= What you should do =
Extract, from the records beneath this instruction, each line that contains the word "script".

= Entries shown =
• • •

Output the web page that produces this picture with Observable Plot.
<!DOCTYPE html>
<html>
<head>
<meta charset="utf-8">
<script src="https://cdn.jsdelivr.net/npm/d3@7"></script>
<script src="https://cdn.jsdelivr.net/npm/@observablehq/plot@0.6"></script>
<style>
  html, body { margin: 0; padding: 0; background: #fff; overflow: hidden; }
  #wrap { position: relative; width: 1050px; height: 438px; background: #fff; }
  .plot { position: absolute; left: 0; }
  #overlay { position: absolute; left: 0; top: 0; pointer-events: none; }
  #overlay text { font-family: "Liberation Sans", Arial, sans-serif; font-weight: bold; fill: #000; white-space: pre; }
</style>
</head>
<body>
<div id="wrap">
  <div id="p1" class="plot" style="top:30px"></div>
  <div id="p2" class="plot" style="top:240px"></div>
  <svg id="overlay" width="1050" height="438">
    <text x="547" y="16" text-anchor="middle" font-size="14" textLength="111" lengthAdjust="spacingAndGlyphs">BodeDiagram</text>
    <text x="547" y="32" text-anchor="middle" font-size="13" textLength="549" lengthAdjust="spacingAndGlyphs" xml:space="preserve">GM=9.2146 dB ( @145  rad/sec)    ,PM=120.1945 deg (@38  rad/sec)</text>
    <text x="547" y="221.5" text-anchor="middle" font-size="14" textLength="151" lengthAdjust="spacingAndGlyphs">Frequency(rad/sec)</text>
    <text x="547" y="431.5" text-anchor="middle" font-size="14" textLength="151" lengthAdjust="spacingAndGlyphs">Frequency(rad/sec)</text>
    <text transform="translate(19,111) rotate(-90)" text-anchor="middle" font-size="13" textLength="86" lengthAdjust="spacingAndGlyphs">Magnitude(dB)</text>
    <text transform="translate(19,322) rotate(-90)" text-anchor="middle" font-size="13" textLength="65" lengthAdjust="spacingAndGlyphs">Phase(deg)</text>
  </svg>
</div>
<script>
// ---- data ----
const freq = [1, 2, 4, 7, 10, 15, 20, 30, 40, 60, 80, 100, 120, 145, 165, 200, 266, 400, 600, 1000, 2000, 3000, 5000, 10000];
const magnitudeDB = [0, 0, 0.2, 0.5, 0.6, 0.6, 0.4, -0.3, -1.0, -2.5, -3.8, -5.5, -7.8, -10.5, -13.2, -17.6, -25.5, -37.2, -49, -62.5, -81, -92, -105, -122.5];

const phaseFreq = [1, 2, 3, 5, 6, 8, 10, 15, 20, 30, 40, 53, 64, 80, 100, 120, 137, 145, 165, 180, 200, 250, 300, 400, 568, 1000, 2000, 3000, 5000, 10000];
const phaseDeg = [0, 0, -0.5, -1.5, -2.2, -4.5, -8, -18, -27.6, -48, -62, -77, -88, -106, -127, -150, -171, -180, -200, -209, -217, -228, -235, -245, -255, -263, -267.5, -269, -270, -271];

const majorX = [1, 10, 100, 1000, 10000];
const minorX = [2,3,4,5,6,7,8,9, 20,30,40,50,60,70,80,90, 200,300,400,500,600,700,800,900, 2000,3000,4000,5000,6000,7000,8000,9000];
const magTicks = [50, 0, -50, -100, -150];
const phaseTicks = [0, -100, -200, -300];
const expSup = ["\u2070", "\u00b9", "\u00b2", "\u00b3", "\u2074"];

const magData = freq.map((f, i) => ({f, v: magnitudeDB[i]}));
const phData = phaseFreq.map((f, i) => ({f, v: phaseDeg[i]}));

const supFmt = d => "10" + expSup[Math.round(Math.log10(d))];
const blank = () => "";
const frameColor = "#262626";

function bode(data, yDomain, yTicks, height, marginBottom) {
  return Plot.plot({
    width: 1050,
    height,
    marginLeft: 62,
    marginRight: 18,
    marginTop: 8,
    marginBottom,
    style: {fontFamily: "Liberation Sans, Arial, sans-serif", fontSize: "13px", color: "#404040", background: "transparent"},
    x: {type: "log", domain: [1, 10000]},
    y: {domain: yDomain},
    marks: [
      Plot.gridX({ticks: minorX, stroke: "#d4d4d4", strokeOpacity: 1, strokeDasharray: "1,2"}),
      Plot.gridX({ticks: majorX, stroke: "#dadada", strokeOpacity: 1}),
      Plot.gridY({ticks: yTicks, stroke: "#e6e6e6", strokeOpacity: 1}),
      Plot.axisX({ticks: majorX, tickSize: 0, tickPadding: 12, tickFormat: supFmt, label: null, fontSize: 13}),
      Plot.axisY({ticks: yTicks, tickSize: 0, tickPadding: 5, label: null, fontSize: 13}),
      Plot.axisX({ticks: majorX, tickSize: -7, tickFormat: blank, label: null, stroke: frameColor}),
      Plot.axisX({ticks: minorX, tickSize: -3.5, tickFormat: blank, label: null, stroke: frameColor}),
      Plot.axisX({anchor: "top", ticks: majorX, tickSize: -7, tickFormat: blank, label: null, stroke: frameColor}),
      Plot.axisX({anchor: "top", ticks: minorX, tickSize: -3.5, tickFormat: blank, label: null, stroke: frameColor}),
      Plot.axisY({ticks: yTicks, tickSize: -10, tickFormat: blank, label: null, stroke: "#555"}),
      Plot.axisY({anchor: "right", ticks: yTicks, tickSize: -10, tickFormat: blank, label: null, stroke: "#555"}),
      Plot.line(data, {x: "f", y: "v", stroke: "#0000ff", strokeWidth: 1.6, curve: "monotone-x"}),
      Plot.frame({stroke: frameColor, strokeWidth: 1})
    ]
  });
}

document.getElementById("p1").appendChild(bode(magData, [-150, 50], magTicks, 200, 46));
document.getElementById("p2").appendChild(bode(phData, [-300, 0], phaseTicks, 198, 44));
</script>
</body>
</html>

• • •

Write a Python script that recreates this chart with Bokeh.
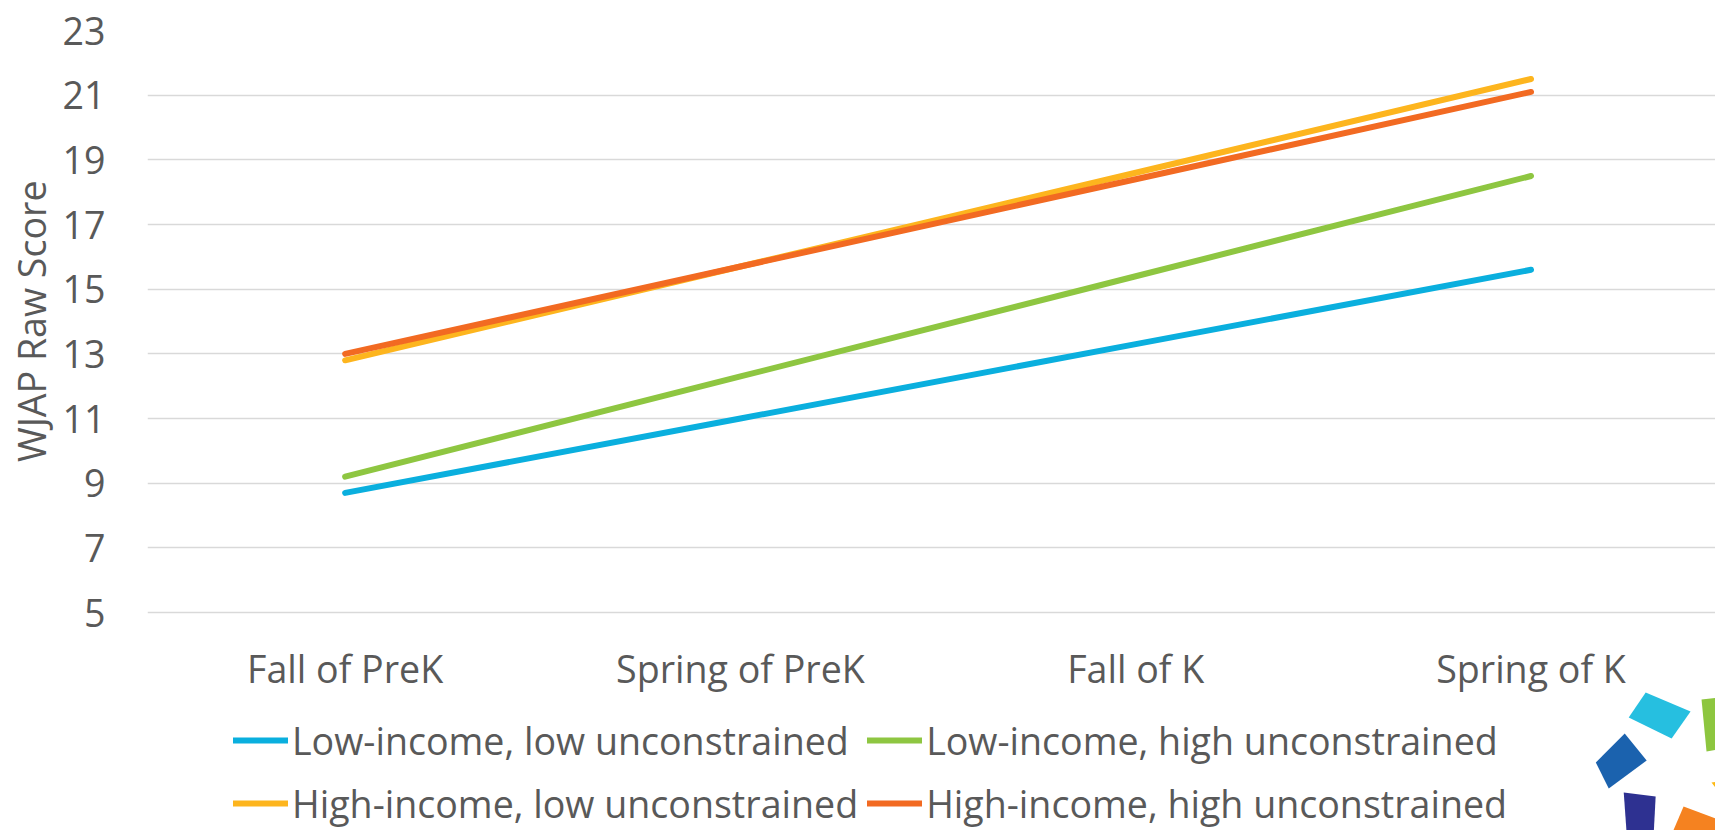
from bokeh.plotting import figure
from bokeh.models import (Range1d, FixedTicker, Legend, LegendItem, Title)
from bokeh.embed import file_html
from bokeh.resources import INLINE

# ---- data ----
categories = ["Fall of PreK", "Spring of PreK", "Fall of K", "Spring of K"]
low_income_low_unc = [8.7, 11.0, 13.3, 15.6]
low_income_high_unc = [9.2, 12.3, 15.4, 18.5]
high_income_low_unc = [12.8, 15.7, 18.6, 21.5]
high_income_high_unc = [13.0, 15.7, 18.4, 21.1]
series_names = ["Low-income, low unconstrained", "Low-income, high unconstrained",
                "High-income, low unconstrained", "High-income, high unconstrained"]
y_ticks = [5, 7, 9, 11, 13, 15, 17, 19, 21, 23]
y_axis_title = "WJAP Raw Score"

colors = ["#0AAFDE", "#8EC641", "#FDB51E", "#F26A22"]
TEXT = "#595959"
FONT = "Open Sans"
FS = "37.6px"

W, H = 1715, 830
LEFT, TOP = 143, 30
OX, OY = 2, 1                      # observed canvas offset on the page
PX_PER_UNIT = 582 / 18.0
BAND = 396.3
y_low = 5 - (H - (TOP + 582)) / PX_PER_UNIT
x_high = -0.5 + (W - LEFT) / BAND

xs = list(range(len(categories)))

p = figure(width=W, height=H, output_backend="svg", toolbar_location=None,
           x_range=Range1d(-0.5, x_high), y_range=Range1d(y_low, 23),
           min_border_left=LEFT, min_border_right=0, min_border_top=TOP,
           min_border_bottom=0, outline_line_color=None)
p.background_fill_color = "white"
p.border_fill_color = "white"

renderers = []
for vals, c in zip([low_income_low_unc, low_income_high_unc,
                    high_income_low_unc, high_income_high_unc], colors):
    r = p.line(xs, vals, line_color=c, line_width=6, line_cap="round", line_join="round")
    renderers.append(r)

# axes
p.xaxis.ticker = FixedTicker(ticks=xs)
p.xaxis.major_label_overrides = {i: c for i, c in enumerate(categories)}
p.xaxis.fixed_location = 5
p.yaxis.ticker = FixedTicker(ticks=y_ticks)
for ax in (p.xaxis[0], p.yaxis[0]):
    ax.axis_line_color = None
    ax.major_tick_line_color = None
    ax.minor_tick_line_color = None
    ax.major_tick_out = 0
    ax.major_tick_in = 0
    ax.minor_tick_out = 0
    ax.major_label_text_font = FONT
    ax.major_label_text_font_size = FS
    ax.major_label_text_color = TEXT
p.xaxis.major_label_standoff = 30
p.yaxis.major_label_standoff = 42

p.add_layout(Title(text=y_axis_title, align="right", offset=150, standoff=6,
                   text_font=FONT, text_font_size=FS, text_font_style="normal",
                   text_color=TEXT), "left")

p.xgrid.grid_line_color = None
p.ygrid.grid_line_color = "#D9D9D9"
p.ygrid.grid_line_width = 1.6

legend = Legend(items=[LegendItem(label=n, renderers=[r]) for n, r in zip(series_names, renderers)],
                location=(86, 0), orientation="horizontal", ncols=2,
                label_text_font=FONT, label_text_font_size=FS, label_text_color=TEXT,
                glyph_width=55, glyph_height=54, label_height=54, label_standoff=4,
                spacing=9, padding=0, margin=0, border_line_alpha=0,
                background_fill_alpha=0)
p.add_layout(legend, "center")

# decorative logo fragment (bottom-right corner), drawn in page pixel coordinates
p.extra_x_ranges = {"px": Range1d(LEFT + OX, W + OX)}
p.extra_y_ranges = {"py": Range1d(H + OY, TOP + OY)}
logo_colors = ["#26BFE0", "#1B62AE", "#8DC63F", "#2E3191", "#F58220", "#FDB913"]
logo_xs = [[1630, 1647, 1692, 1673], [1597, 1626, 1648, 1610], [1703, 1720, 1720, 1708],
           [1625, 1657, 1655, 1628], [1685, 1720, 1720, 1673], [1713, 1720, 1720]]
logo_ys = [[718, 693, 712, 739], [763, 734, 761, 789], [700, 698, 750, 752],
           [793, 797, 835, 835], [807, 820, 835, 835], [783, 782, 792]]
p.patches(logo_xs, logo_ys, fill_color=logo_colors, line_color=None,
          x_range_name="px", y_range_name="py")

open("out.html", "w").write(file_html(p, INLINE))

• • •

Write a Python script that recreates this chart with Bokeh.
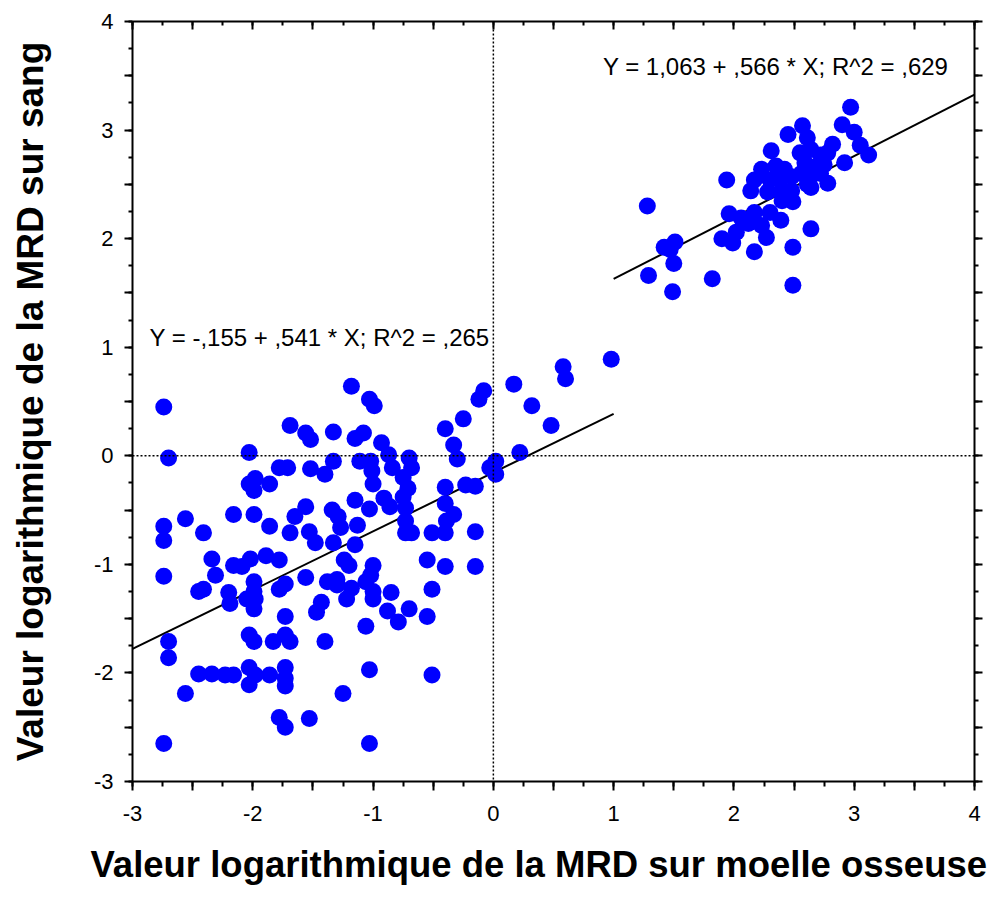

• • •

= Correct result =
<script src="https://cdn.jsdelivr.net/npm/d3@7"></script>
<script src="https://cdn.jsdelivr.net/npm/@observablehq/plot@0.6"></script>
<script>
</script>
Write a Python script that recreates this chart with Bokeh.
Write a Python script that recreates this chart with Bokeh.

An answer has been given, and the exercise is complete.